HDB Financial services, the non-banking financing arm of HDFC Bank, is awaiting the signal from its parent to begin the listing process. The lender also has plans to open nearly 200 branches in the current fiscal year as it aims to grow its loan book.
“We are ready; it’s just that when we will be asked to, the parent decides something – this is one of those,” said Rohit Patwardhan, chief credit officer at HDB Financial Services. “It (IPO) is still in early stages but from a readiness standpoint since we are debt listed as far as compliance, documentation and reporting are concerned, we are there.”
HDB is in the upper layer of NBFCs. This means it needs to be listed by September 2025 under regulatory guidelines. As per an ET report, the NBFC could fetch a valuation in the range of $9 billion to $12 billion during the IPO.
The non-bank lender is also looking to increase its current branch presence as it prepares to penetrate deeper into geographies with microfinance products. It has 1,600 branches at the moment.
“We will continue to increase our branch presence as we proceed, for the current financial year we are looking to add anywhere between 150 and 200 branches,” he said.
The non-bank lender also said that it is not wary about the Reserve Bank of India increasing risk weights on the unsecured loans as it has a well-balanced book where secured has a lot of growth avenues. As per the lender, less than a fourth of its book is unsecured.

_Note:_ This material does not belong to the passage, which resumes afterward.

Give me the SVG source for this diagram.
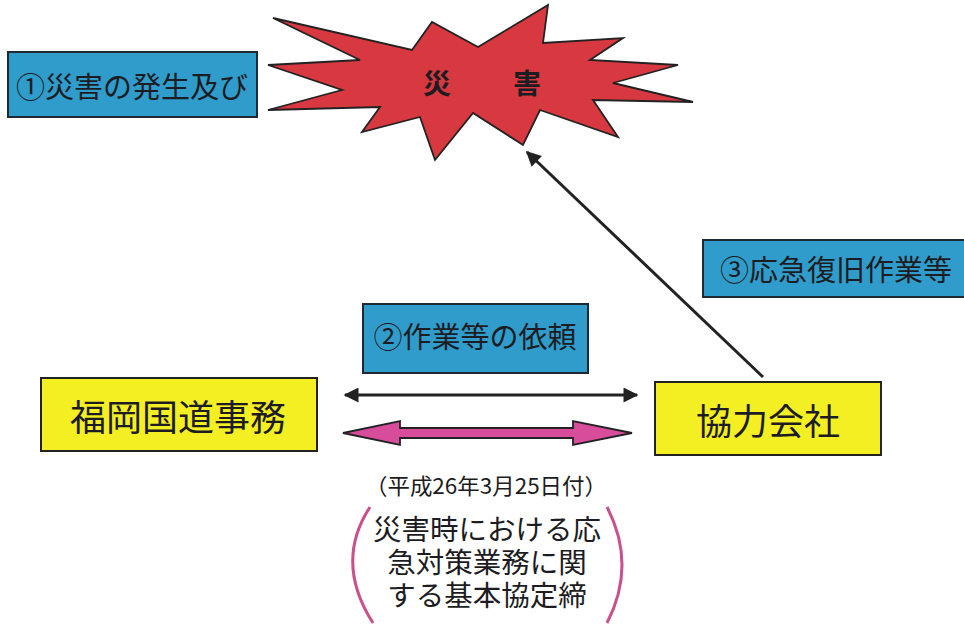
<svg xmlns="http://www.w3.org/2000/svg" width="964" height="625" viewBox="0 0 964 625">
<style>
.t{font-family:"Noto Sans CJK JP","Noto Sans CJK SC",sans-serif;fill:#1c1c22;}
.blue{fill:#2f9ccb;stroke:#1e2a33;stroke-width:2;}
.yel{fill:#f4ef22;stroke:#222;stroke-width:2;}
.line{stroke:#222;stroke-width:3;fill:none;}
</style>
<defs>
<marker id="ah" viewBox="0 0 10 10" refX="9" refY="5" markerWidth="6" markerHeight="5" orient="auto-start-reverse" markerUnits="strokeWidth">
<path d="M0,0 L10,5 L0,10 z" fill="#222"/>
</marker>
</defs>
<rect width="964" height="625" fill="#ffffff"/>
<g id="disaster">
<polygon points="273,18 412,50 432,22 478,47 548,5 543,43 623,38 590,60 678,65 613,83 693,102 593,100 618,137 540,110 523,145 473,113 435,160 420,117 362,132 380,107 268,110 342,90 268,65 360,60" fill="#d8383f" stroke="#222" stroke-width="1.8" stroke-linejoin="miter"/>
<text class="t" x="437" y="82" font-size="28" font-weight="bold" text-anchor="middle" dominant-baseline="central" fill="#2a2a2a">災</text>
<text class="t" x="527" y="82" font-size="28" font-weight="bold" text-anchor="middle" dominant-baseline="central" fill="#2a2a2a">害</text>
</g>
<g id="label1">
<rect class="blue" x="8" y="52" width="249" height="65"/>
<text class="t" x="132" y="85" font-size="29" text-anchor="middle" dominant-baseline="central">①災害の発生及び</text>
</g>
<g id="label2">
<rect class="blue" x="363" y="304" width="225" height="69"/>
<text class="t" x="475" y="335" font-size="29" text-anchor="middle" dominant-baseline="central">②作業等の依頼</text>
</g>
<g id="label3">
<rect class="blue" x="703" y="240" width="264" height="57"/>
<text class="t" x="836" y="268" font-size="29" text-anchor="middle" dominant-baseline="central">③応急復旧作業等</text>
</g>
<g id="fukuoka">
<rect class="yel" x="41" y="378" width="276" height="73"/>
<text class="t" x="178" y="415" font-size="36" text-anchor="middle" dominant-baseline="central">福岡国道事務</text>
</g>
<g id="kyoryoku">
<rect class="yel" x="655" y="382" width="226" height="73"/>
<text class="t" x="768" y="419" font-size="36" text-anchor="middle" dominant-baseline="central">協力会社</text>
</g>
<g id="connectors">
<line class="line" x1="763" y1="377" x2="527" y2="152" stroke-width="2.5" marker-end="url(#ah)"/>
<line class="line" x1="345" y1="395" x2="637" y2="395" marker-start="url(#ah)" marker-end="url(#ah)"/>
<polygon points="343,433 400,421 400,428 573,428 573,421 632,433 573,445 573,438 400,438 400,445" fill="#d84c9c" stroke="#222" stroke-width="1.8" stroke-linejoin="miter"/>
</g>
<g id="agreement">
<text class="t" x="486" y="484" font-size="22" text-anchor="middle" dominant-baseline="central" textLength="242" lengthAdjust="spacingAndGlyphs">（平成26年3月25日付）</text>
<path d="M370,507 Q334,562 373,623" fill="none" stroke="#c9508c" stroke-width="3"/>
<path d="M607,507 Q637,565 607,623" fill="none" stroke="#c9508c" stroke-width="3"/>
<text class="t" font-size="28.5" text-anchor="middle" dominant-baseline="central"><tspan x="487" y="527">災害時における応</tspan><tspan x="487" y="560">急対策業務に関</tspan><tspan x="487" y="593">する基本協定締</tspan></text>
</g>
</svg>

“We have been very selective in how we do lending, as far as unsecured is concerned we assess cash flows at where the customer works and it works to our advantage,” Patwardhan said. “Meeting customers, understanding cash flows and having local sets of knowledge coupled with bureau information and a large digital stack allows us to look through a lot of information. We have been relatively careful to not get into buy-now-pay-later products.”

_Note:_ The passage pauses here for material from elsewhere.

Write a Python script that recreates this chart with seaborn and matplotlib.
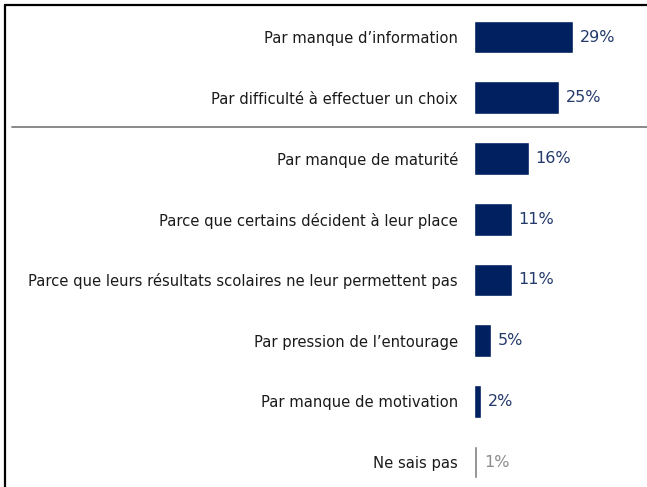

In November last year, the banking regulator directed banks to set aside more capital as risk weights for loans disbursed toward unsecured personal loans, credit cards and lending to NBFCs. This was done to rein in the inordinate rise in such loans.
At the end of March 2024, HDFC Bank held a 94.6% stake in HDB Financial Services.

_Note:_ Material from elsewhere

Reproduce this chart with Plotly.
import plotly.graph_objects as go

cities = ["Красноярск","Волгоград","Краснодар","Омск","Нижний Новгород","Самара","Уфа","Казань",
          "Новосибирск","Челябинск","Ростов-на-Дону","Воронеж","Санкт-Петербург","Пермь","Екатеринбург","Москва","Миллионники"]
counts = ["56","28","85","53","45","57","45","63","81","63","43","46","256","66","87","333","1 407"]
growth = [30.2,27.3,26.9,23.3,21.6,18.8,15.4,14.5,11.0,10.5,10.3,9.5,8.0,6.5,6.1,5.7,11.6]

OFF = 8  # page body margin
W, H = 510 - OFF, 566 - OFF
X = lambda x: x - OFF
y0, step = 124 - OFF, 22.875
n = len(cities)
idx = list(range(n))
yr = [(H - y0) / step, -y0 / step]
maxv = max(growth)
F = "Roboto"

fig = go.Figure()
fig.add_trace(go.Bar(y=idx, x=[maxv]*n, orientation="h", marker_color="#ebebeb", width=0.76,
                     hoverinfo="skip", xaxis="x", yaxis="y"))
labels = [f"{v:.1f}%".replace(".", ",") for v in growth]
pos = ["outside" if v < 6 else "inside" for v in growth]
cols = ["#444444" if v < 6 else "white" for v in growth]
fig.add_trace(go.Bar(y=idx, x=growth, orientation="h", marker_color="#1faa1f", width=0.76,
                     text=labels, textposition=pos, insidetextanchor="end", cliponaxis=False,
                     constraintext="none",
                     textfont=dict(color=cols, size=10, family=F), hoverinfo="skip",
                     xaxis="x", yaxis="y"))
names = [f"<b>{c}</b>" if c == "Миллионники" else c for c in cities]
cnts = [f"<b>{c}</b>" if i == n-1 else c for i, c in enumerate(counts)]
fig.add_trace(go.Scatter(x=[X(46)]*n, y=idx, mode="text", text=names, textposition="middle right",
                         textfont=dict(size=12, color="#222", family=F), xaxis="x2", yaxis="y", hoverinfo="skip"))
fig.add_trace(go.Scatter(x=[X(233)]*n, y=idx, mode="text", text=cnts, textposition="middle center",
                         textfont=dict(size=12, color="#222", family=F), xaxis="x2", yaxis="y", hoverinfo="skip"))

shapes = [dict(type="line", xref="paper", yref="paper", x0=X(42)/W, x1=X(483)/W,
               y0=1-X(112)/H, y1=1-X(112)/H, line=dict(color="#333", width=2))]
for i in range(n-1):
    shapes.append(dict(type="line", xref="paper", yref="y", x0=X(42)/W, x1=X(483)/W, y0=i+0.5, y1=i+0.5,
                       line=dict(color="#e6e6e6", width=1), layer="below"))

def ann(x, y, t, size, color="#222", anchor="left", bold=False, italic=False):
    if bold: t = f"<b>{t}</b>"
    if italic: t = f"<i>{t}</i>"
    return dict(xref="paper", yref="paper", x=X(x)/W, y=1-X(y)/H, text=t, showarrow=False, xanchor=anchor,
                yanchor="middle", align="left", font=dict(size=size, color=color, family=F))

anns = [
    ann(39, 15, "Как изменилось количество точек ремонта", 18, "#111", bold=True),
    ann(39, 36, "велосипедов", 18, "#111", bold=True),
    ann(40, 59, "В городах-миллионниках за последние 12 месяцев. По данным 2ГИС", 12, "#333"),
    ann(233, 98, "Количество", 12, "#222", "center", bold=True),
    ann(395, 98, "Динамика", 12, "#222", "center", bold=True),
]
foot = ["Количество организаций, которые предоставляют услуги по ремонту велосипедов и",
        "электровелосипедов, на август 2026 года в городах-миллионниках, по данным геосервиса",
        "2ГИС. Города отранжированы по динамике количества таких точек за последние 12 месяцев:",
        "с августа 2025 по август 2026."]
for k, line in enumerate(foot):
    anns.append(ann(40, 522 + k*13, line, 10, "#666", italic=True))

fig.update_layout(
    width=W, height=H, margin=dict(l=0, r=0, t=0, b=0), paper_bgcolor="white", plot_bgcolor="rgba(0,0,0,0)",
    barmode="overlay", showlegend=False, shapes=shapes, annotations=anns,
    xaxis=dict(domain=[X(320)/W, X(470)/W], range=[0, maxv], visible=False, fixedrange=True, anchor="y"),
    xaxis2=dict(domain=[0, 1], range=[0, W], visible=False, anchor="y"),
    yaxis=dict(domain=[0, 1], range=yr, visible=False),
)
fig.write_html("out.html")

For the quarter ended March 31, 2024, the non-bank lender’s profit after tax was ₹2,460 crore versus ₹1,960 crore same period last year.
The total loan book stood at ₹90,200 crore as of March 31, 2024, compared to ₹70,000 crore same period last year. Stage 3 loans were at 1.90% of gross loans. The total capital-to-risk-weighted assets ratio (CAR) was at 19.2% with tier-I CAR at 14.1%.